Gather, from the data below, each line in which the word "this" occurs.

Source code of charts:
↓↓↓

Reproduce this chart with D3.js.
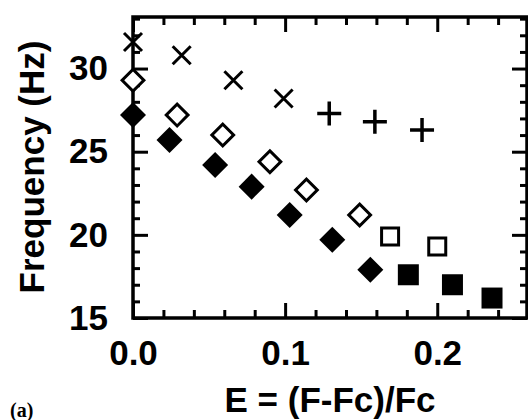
<!DOCTYPE html>
<html>
<head>
<meta charset="utf-8">
<script src="https://cdn.jsdelivr.net/npm/d3@7"></script>
<style>
  body { margin: 0; background: #fff; }
  svg { display: block; font-family: 'Liberation Sans', Arial, sans-serif; }
  .tick text { font-weight: bold; }
</style>
</head>
<body>
<div id="chart"></div>
<script>
// Data: E = (F-Fc)/Fc vs Frequency (Hz)
const crossE = [0, 0.032, 0.066, 0.099];
const crossF = [31.6, 30.8, 29.3, 28.2];
const plusE = [0.129, 0.159, 0.190];
const plusF = [27.3, 26.8, 26.3];
const openDiamondE = [0, 0.029, 0.059, 0.090, 0.114, 0.149];
const openDiamondF = [29.3, 27.2, 26.0, 24.4, 22.7, 21.2];
const filledDiamondE = [0, 0.024, 0.054, 0.078, 0.103, 0.131, 0.156];
const filledDiamondF = [27.2, 25.7, 24.2, 22.9, 21.2, 19.7, 17.9];
const openSquareE = [0.169, 0.200];
const openSquareF = [19.9, 19.3];
const filledSquareE = [0.181, 0.210, 0.236];
const filledSquareF = [17.6, 17.0, 16.2];

const xMajor = [0, 0.1, 0.2];
const xMinor = [0.02, 0.04, 0.06, 0.08, 0.12, 0.14, 0.16, 0.18, 0.22, 0.24];
const yMajor = [15, 20, 25, 30];
const yMinor = [16, 17, 18, 19, 21, 22, 23, 24, 26, 27, 28, 29, 31, 32, 33];

// Base positioning
var margin = { top: 17, bottom: 102, left: 133, right: 1 },
  width = 528 - margin.left - margin.right,
  height = 420 - margin.top - margin.bottom;

const svg = d3.select('#chart')
  .append('svg')
  .attr('width', 528)
  .attr('height', 420);

const g = svg.append('g')
  .attr('transform', 'translate(' + margin.left + ',' + margin.top + ')');

const x = d3.scaleLinear().domain([0, 0.259]).range([0, width]);
const y = d3.scaleLinear().domain([15, 33.1]).range([height, 0]);

// custom line symbols
const plusSym = {
  draw(ctx, size) {
    const r = Math.sqrt(size) / 2;
    ctx.moveTo(-r, 0); ctx.lineTo(r, 0);
    ctx.moveTo(0, -r); ctx.lineTo(0, r);
  }
};
const crossSym = {
  draw(ctx, size) {
    const r = Math.sqrt(size) / 2;
    ctx.moveTo(-r, -r); ctx.lineTo(r, r);
    ctx.moveTo(-r, r); ctx.lineTo(r, -r);
  }
};

const series = [
  { e: crossE, f: crossF, type: crossSym, size: 18 * 18, fill: 'none', sw: 3, rot: 0 },
  { e: plusE, f: plusF, type: plusSym, size: 24 * 24, fill: 'none', sw: 3.5, rot: 0 },
  { e: openDiamondE, f: openDiamondF, type: d3.symbolSquare, size: 237, fill: '#fff', sw: 3, rot: 45 },
  { e: filledDiamondE, f: filledDiamondF, type: d3.symbolSquare, size: 338, fill: '#000', sw: 0, rot: 45 },
  { e: openSquareE, f: openSquareF, type: d3.symbolSquare, size: 289, fill: '#fff', sw: 3, rot: 0 },
  { e: filledSquareE, f: filledSquareF, type: d3.symbolSquare, size: 441, fill: '#000', sw: 0, rot: 0 },
];

// axes: major + minor ticks, inward on all four sides
function styleAxis(sel) {
  sel.select('.domain').remove();
  sel.selectAll('.tick line').attr('stroke', '#000').attr('stroke-width', 3);
}

g.append('g')
  .attr('transform', 'translate(0,' + height + ')')
  .call(d3.axisBottom(x).tickValues(xMajor).tickSizeInner(-15).tickSizeOuter(0)
    .tickPadding(22).tickFormat(d3.format('.1f')))
  .call(styleAxis)
  .call(s => s.selectAll('.tick text').attr('font-size', 35).attr('fill', '#000'));
g.append('g')
  .attr('transform', 'translate(0,' + height + ')')
  .call(d3.axisBottom(x).tickValues(xMinor).tickSizeInner(-8).tickSizeOuter(0).tickFormat(''))
  .call(styleAxis);
g.append('g')
  .call(d3.axisTop(x).tickValues(xMajor).tickSizeInner(-15).tickSizeOuter(0).tickFormat(''))
  .call(styleAxis);
g.append('g')
  .call(d3.axisTop(x).tickValues(xMinor).tickSizeInner(-8).tickSizeOuter(0).tickFormat(''))
  .call(styleAxis);

g.append('g')
  .call(d3.axisLeft(y).tickValues(yMajor).tickSizeInner(-15).tickSizeOuter(0).tickPadding(25))
  .call(styleAxis)
  .call(s => s.selectAll('.tick text').attr('font-size', 35).attr('fill', '#000'));
g.append('g')
  .call(d3.axisLeft(y).tickValues(yMinor).tickSizeInner(-7).tickSizeOuter(0).tickFormat(''))
  .call(styleAxis);
g.append('g')
  .attr('transform', 'translate(' + width + ',0)')
  .call(d3.axisRight(y).tickValues(yMajor).tickSizeInner(-15).tickSizeOuter(0).tickFormat(''))
  .call(styleAxis);
g.append('g')
  .attr('transform', 'translate(' + width + ',0)')
  .call(d3.axisRight(y).tickValues(yMinor).tickSizeInner(-7).tickSizeOuter(0).tickFormat(''))
  .call(styleAxis);

// frame
g.append('rect')
  .attr('x', 0).attr('y', 0)
  .attr('width', width).attr('height', height)
  .attr('fill', 'none')
  .attr('stroke', '#000')
  .attr('stroke-width', 3.5);

// markers
series.forEach(s => {
  const sym = d3.symbol().type(s.type).size(s.size);
  g.append('g')
    .selectAll('path')
    .data(s.e.map((e, i) => ({ e: e, f: s.f[i] })))
    .enter()
    .append('path')
    .attr('transform', d => 'translate(' + x(d.e) + ',' + y(d.f) + ') rotate(' + s.rot + ')')
    .attr('d', sym)
    .attr('fill', s.fill)
    .attr('stroke', '#000')
    .attr('stroke-width', s.sw);
});

// axis labels
svg.append('text')
  .attr('x', 330)
  .attr('y', 412)
  .attr('text-anchor', 'middle')
  .attr('font-size', 35)
  .attr('font-weight', 'bold')
  .text('E = (F-Fc)/Fc');

svg.append('text')
  .attr('transform', 'translate(44,167) rotate(-90)')
  .attr('text-anchor', 'middle')
  .attr('font-size', 35)
  .attr('font-weight', 'bold')
  .text('Frequency (Hz)');

svg.append('text')
  .attr('x', 10)
  .attr('y', 417)
  .attr('font-family', "'Liberation Serif', 'Times New Roman', serif")
  .attr('font-size', 20)
  .attr('font-weight', 'bold')
  .text('(a)');
</script>
</body>
</html>
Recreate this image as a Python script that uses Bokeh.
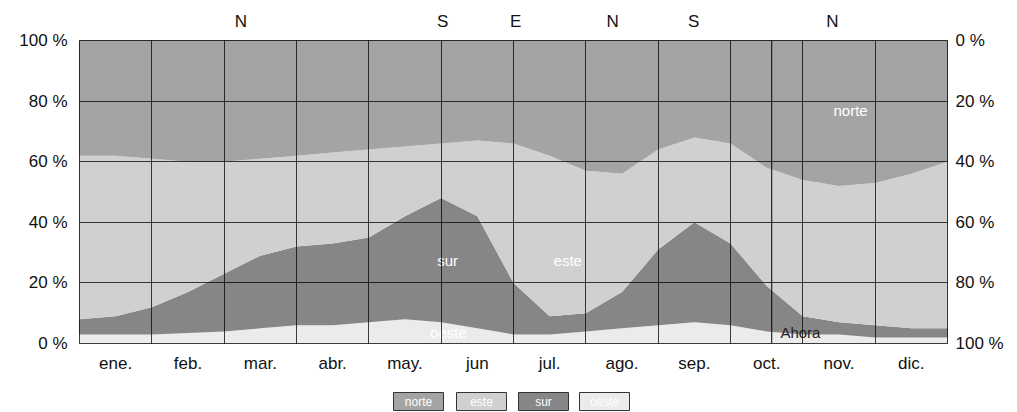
from bokeh.plotting import figure
from bokeh.layouts import column
from bokeh.models import Range1d, LinearAxis, FixedTicker, Span, ColumnDataSource
from bokeh.core.properties import value
from bokeh.embed import file_html
from bokeh.resources import INLINE

FONT = "Liberation Sans"

# month position (0 = 1 ene, 12 = 31 dic), half-month steps
t = [0, 0.5, 1, 1.5, 2, 2.5, 3, 3.5, 4, 4.5, 5, 5.5, 6, 6.5, 7, 7.5, 8, 8.5, 9, 9.5, 10, 10.5, 11, 11.5, 12]

# percentage of hours with wind from each direction
oeste = [3, 3, 3, 3.5, 4, 5, 6, 6, 7, 8, 7, 5, 3, 3, 4, 5, 6, 7, 6, 4, 3, 3, 2, 2, 2]
sur = [5, 6, 9, 13.5, 19, 24, 26, 27, 28, 34, 41, 37, 17, 6, 6, 12, 25, 33, 27, 15, 6, 4, 4, 3, 3]
este = [54, 53, 49, 43, 37, 32, 30, 30, 29, 23, 18, 25, 46, 53, 47, 39, 33, 28, 33, 39, 45, 45, 47, 51, 55]
norte = [38, 38, 39, 40, 40, 39, 38, 37, 36, 35, 34, 33, 34, 38, 43, 44, 36, 32, 34, 42, 46, 48, 47, 44, 40]

months = ["ene.", "feb.", "mar.", "abr.", "may.", "jun", "jul.", "ago.", "sep.", "oct.", "nov.", "dic."]
month_centers = [0.5, 1.5, 2.5, 3.5, 4.5, 5.5, 6.5, 7.5, 8.5, 9.5, 10.5, 11.5]
month_bounds = [1, 2, 3, 4, 5, 6, 7, 8, 9, 10, 11]

# predominant direction markers along the top
dom_labels = ["N", "S", "E", "N", "S", "N"]
dom_centers = [2.23, 5.02, 6.03, 7.37, 8.49, 10.41]

# in-band labels
band_names = ["norte", "este", "sur", "oeste"]
band_x = [10.66, 6.75, 5.09, 5.1]
band_y = [77, 27.5, 27.5, 3.5]

now_m = 9.57

left_ticks = [0, 20, 40, 60, 80, 100]
left_labels = ["0 %", "20 %", "40 %", "60 %", "80 %", "100 %"]
right_labels = ["100 %", "80 %", "60 %", "40 %", "20 %", "0 %"]

colors = {"oeste": "#ebebeb", "sur": "#868686", "este": "#d0d0d0", "norte": "#a4a4a4"}

src = ColumnDataSource(dict(t=t, oeste=oeste, sur=sur, este=este, norte=norte))

W = 1010
BL, BR = 79, 63
p = figure(width=W, height=380, output_backend="svg", toolbar_location=None,
           x_range=Range1d(0, 12), y_range=Range1d(0, 100),
           min_border_left=BL, min_border_right=BR, min_border_top=40, min_border_bottom=37)
p.outline_line_color = "black"
p.outline_line_width = 1
p.background_fill_color = "white"
p.border_fill_color = "white"

order = ["oeste", "sur", "este", "norte"]
p.varea_stack(stackers=order, x="t", color=[colors[k] for k in order], source=src)

# grid
p.xgrid.ticker = FixedTicker(ticks=month_bounds)
p.ygrid.ticker = FixedTicker(ticks=[20, 40, 60, 80])
for g in (p.xgrid, p.ygrid):
    g.grid_line_color = "black"
    g.grid_line_alpha = 0.75
    g.grid_line_width = 1
    g.level = "annotation"


def style_axis(ax, standoff):
    ax.axis_line_color = None
    ax.major_tick_line_color = None
    ax.minor_tick_line_color = None
    ax.major_tick_in = 0
    ax.major_tick_out = 0
    ax.minor_tick_in = 0
    ax.minor_tick_out = 0
    ax.major_label_text_font = FONT
    ax.major_label_text_font_size = "17px"
    ax.major_label_text_color = "#111111"
    ax.major_label_standoff = standoff

xa = p.xaxis[0]
xa.ticker = FixedTicker(ticks=month_centers)
xa.major_label_overrides = {c: m for c, m in zip(month_centers, months)}
style_axis(xa, 10)

ya = p.yaxis[0]
ya.ticker = FixedTicker(ticks=left_ticks)
ya.major_label_overrides = {v: s for v, s in zip(left_ticks, left_labels)}
style_axis(ya, 12)

ra = LinearAxis(ticker=FixedTicker(ticks=left_ticks),
                major_label_overrides={v: s for v, s in zip(left_ticks, right_labels)})
style_axis(ra, 8)
p.add_layout(ra, "right")

ta = LinearAxis(ticker=FixedTicker(ticks=dom_centers),
                major_label_overrides={c: s for c, s in zip(dom_centers, dom_labels)})
style_axis(ta, 10)
p.add_layout(ta, "above")

# now marker
p.add_layout(Span(location=now_m, dimension="height", line_color="black", line_width=1))
p.text(x=[now_m + 0.12], y=[3.5], text=["Ahora"], text_font=value(FONT),
       text_font_size="15px", text_color="#222222", text_baseline="middle")

# in-band labels
p.text(x=band_x, y=band_y, text=band_names, text_font=value(FONT), text_font_size="15px",
       text_color="white", text_align="center", text_baseline="middle")

# legend strip below the chart (pixel coordinates, frame aligned with the chart frame)
leg_x = [418, 481, 543, 604]
LH = 32
leg = figure(width=W, height=LH, output_backend="svg", toolbar_location=None,
             x_range=Range1d(BL, W - BR), y_range=Range1d(0, LH),
             min_border_left=BL, min_border_right=BR,
             min_border_top=0, min_border_bottom=0)
leg.axis.visible = False
leg.grid.visible = False
leg.outline_line_color = None
leg.background_fill_color = "white"
leg.border_fill_color = "white"
leg_src = ColumnDataSource(dict(x=leg_x, y=[LH - 21] * 4, name=band_names,
                                fill=[colors[n] for n in band_names]))
leg.rect(x="x", y="y", width=50, height=18, source=leg_src, fill_color="fill",
         line_color="#333333", line_width=1)
leg.text(x="x", y="y", text="name", source=leg_src, text_font=value(FONT),
         text_font_size="12px", text_color="white", text_align="center",
         text_baseline="middle")

layout = column(p, leg, spacing=0)
open("out.html", "w").write(file_html(layout, INLINE))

↑↑↑

▶ [Answer to the exercise]
Reproduce this chart with D3.js.
Recreate this image as a Python script that uses Bokeh.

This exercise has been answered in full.